Who decides who gets the pork?
“The big dogs eat first,” Flake explains. By unwritten rule, the majority party in each house claims about 60 percent of the earmarks. Senior lawmakers from both parties get first dibs, especially those on the appropriations committees, which approve every piece of spending legislation. For instance, Missouri Rep. Jo Ann Emerson, who serves on the House Appropriations Committee, sent $30 million home to her constituents in 2007. In contrast, Reps. Russ Carnahan and John Shimkus, two lawmakers who don’t happen to sit on the appropriations panel, landed only $1.6 million for their districts. This sort of favoritism enrages spending watchdogs. “This is not a meritocracy,” says Ellis of the taxpayers group. “This is an aristocracy of the earmark kings and queens.”
Can anything be done?
Congress is trying, though many would say halfheartedly. The Democrats took control of Congress in 2007 promising reform, and there has been some progress. Legislators seeking earmarks must now attach their names to their requests, and Congress is slowly building a computerized database of earmarks. With the increased scrutiny, the number of earmarks in the federal budget has fallen sharply, from a peak of 13,997 in 2005 to 2,658 last year, according to one count. But the Senate this year overwhelmingly voted down a proposal for a one-year moratorium on earmarks. And despite House Speaker Nancy Pelosi’s pledge of reform, she herself sent $100 million in earmarks back to her San Francisco district last year. Some $300,000 of that total, which Pelosi billed as a teacher-training program, actually went to San Francisco’s Exploratorium Science Museum. Nobody should be shocked, says anti-earmark Republican Sen. Jim DeMint of North Carolina. “The congressional favor factory hasn’t been closed,” he says. “It is just under new management.”
The ancient art of pork
The term pork barrel goes back to America’s earliest days, when Southern planters set out barrels of salt pork for their slaves, touching off a feeding frenzy. It quickly became a metaphor for the way lawmakers would vie greedily for a piece of a federal contract to ensure that their constituents would benefit.
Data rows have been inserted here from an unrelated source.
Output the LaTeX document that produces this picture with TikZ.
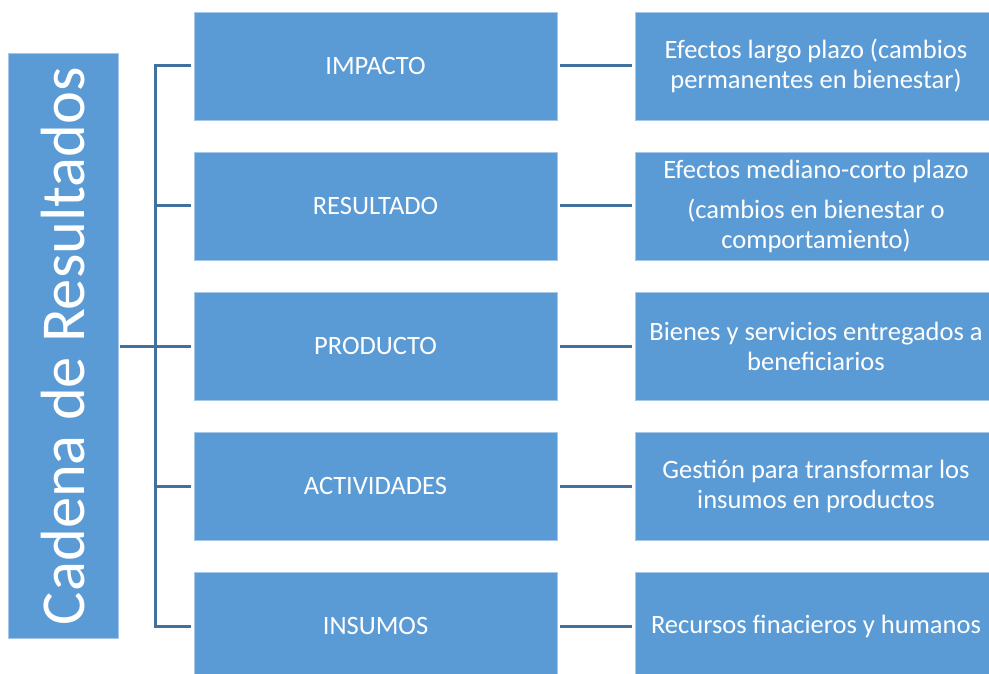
\documentclass[tikz,border=0pt]{standalone}
\usepackage{fontspec}
\setmainfont{Carlito}
\usepackage{graphicx}
\usetikzlibrary{calc}
\definecolor{azulcaja}{RGB}{91,155,213}
\definecolor{azullinea}{RGB}{65,113,156}
\tikzset{
	caja/.style={rectangle, fill=azulcaja, draw=azulcaja!55!white, line width=.6pt, text=white, align=center, inner sep=0pt, minimum height=108pt, font=\fontsize{26.5}{30}\selectfont},
	etapa/.style={caja, minimum width=363pt},
	efecto/.style={caja, minimum width=362pt},
	titulo/.style={caja, minimum width=110pt, minimum height=585pt, font=\fontsize{62.5}{70}\selectfont},
	conector/.style={draw=azullinea, line width=3pt},
}
\begin{document}
\begin{tikzpicture}[x=1pt,y=-1pt]
	\clip (0,0) rectangle (989,674);
	\node[titulo] (cadena) at (63,346) {\rotatebox{90}{Cadena de Resultados}};
	% etapas de la cadena
	\node[etapa] (impacto) at (375.5,66) {IMPACTO};
	\node[etapa] (resultado) at (375.5,206) {RESULTADO};
	\node[etapa] (producto) at (375.5,346) {PRODUCTO};
	\node[etapa] (actividades) at (375.5,486) {ACTIVIDADES};
	\node[etapa] (insumos) at (375.5,626) {INSUMOS};
	% descripciones
	\node[efecto] (impactoD) at (816,66) {Efectos largo plazo (cambios\\permanentes en bienestar)};
	\node[efecto] (resultadoD) at (816,206) {Efectos mediano-corto plazo\\[10pt](cambios en bienestar o\\comportamiento)};
	\node[efecto] (productoD) at (816,346) {Bienes y servicios entregados a\\beneficiarios};
	\node[efecto] (actividadesD) at (816,486) {Gesti\'on para transformar los\\insumos en productos};
	\node[efecto] (insumosD) at (816,626) {Recursos finacieros y humanos};
	% llave
	\coordinate (espina) at (155,346);
	\draw[conector,shorten <=2pt] (cadena.east) -- (espina);
	\draw[conector,shorten <=3pt,shorten >=3pt] (impacto.west) -- (impacto.west -| espina) -- (insumos.west -| espina) -- (insumos.west);
	\draw[conector,shorten >=3pt] (resultado.west -| espina) -- (resultado.west);
	\draw[conector,shorten >=3pt] (producto.west -| espina) -- (producto.west);
	\draw[conector,shorten >=3pt] (actividades.west -| espina) -- (actividades.west);
	% enlaces a la derecha
	\draw[conector,shorten <=3pt,shorten >=3pt] (impacto) -- (impactoD);
	\draw[conector,shorten <=3pt,shorten >=3pt] (resultado) -- (resultadoD);
	\draw[conector,shorten <=3pt,shorten >=3pt] (producto) -- (productoD);
	\draw[conector,shorten <=3pt,shorten >=3pt] (actividades) -- (actividadesD);
	\draw[conector,shorten <=3pt,shorten >=3pt] (insumos) -- (insumosD);
\end{tikzpicture}
\end{document}
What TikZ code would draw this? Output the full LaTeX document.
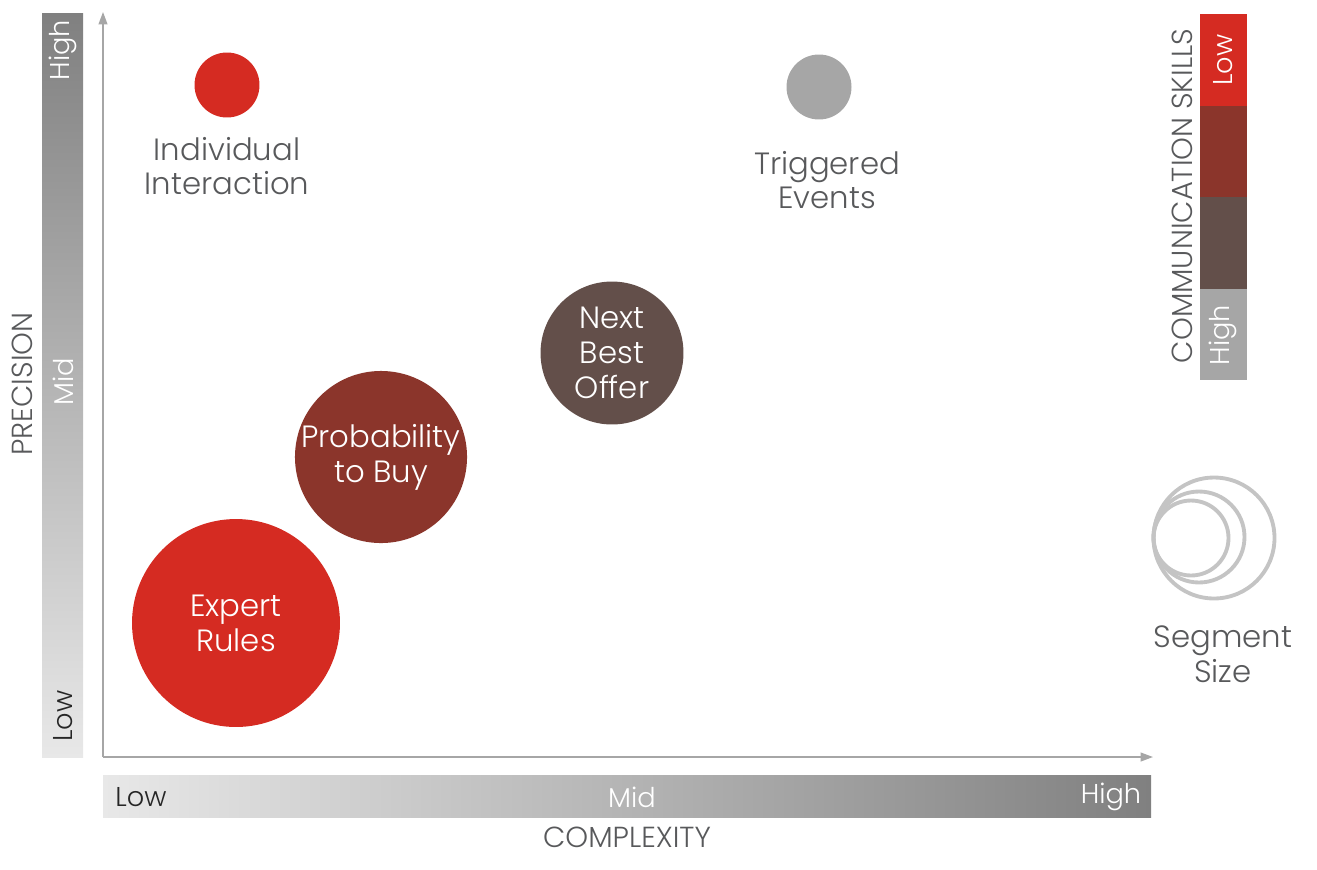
\documentclass[tikz,border=0pt]{standalone}
\usepackage{fontspec}
\setmainfont{Poppins Light}
\usetikzlibrary{arrows.meta,positioning}
\definecolor{axisgray}{HTML}{A6A6A6}
\definecolor{labelgray}{HTML}{58595B}
\definecolor{barlight}{HTML}{E8E8E8}
\definecolor{bardark}{HTML}{808080}
\definecolor{skillred}{HTML}{D52B22}
\definecolor{skillbrown}{HTML}{8B352B}
\definecolor{skilldark}{HTML}{634F4A}
\definecolor{skillgray}{HTML}{A6A6A6}
\definecolor{ringgray}{HTML}{C4C4C4}
\tikzset{
  bubble/.style={circle, inner sep=0pt, align=center, text=white,
    font=\fontsize{17.5}{19.8}\selectfont},
  caption/.style={align=center, text=labelgray,
    font=\fontsize{17.5}{19.8}\selectfont},
  ticklabel/.style={font=\fontsize{15.5}{17}\selectfont},
  axislabel/.style={text=labelgray, font=\fontsize{16.5}{18}\selectfont},
}
\begin{document}
\begin{tikzpicture}[x=0.02cm, y=-0.02cm]
  \useasboundingbox (0,0) rectangle (1317,869);
  % gradient bars
  \shade[top color=bardark, bottom color=barlight] (42,13) rectangle (83,757);
  \shade[left color=barlight, right color=bardark] (103,775) rectangle (1151,817);
  \node[ticklabel, rotate=90, text=white] (yhigh) at (63,50) {High};
  \node[ticklabel, rotate=90, text=white] (ymid) at (63,382) {Mid};
  \node[ticklabel, rotate=90, text=black!85] (ylow) at (63,716) {Low};
  \node[ticklabel, text=black!85] (xlow) at (141,797) {Low};
  \node[ticklabel, text=white] (xmid) at (632,797) {Mid};
  \node[ticklabel, text=white] (xhigh) at (1111,797) {High};
  \node[axislabel, rotate=90] (precision) at (22,384) {PRECISION};
  \node[axislabel] (complexity) at (627,837) {COMPLEXITY};
  % axes
  \coordinate (origin) at (103,757);
  \coordinate (ytip) at (103,12);
  \coordinate (xtip) at (1153,757);
  \draw[axisgray, thick, -{Triangle[length=7pt, width=5pt]}] (origin) -- (ytip);
  \draw[axisgray, thick, -{Triangle[length=7pt, width=5pt]}] (origin) -- (xtip);
  % bubbles
  \node[bubble, fill=skillred, minimum size=1.30cm] (indiv) at (227,85) {};
  \node[caption] (indivtext) at (227,166) {Individual\\Interaction};
  \node[bubble, fill=skillgray, minimum size=1.30cm] (trigger) at (819,87) {};
  \node[caption] (triggertext) at (827,180) {Triggered\\Events};
  \node[bubble, fill=skilldark, minimum size=2.86cm] (nbo) at (612,353) {Next\\Best\\Offer};
  \node[bubble, fill=skillbrown, minimum size=3.44cm] (prob) at (381,457) {Probability\\to Buy};
  \node[bubble, fill=skillred, minimum size=4.16cm] (expert) at (236,623) {Expert\\Rules};
  % communication skills legend
  \foreach[count=\i] \c in {skillred,skillbrown,skilldark,skillgray}{
    \fill[\c] (1200,{14+91.5*(\i-1)}) rectangle (1247,{14+91.5*\i});
  }
  \node[ticklabel, rotate=90, text=white] (skilllow) at (1223,60) {Low};
  \node[ticklabel, rotate=90, text=white] (skillhigh) at (1223,335) {High};
  \node[axislabel, rotate=90] (skills) at (1182,196) {COMMUNICATION SKILLS};
  % segment size legend
  \draw[ringgray, line width=2.2pt] (1214,538) circle (1.21cm);
  \draw[ringgray, line width=2.2pt] (1199,537) circle (0.91cm);
  \draw[ringgray, line width=2.2pt] (1191,538) circle (0.75cm);
  \node[caption] (segtext) at (1223,654) {Segment\\Size};
\end{tikzpicture}
\end{document}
Controversy over pork barrel spending is just as old as the practice. In 1796, James Madison, then serving in Congress, proposed a nationwide system of postal roads, which he touted as a way to improve the nation’s infrastructure while allowing states to share in the federal government’s largesse. In response, Thomas Jefferson, who was running for president at the time, made a case against pork barrel spending that budget hawks are essentially still making today. The roads project, Jefferson said, would quickly degenerate into an “eternal scramble” by members of Congress to see “who can get the most money wasted in their state; and they will always get most who are meanest.”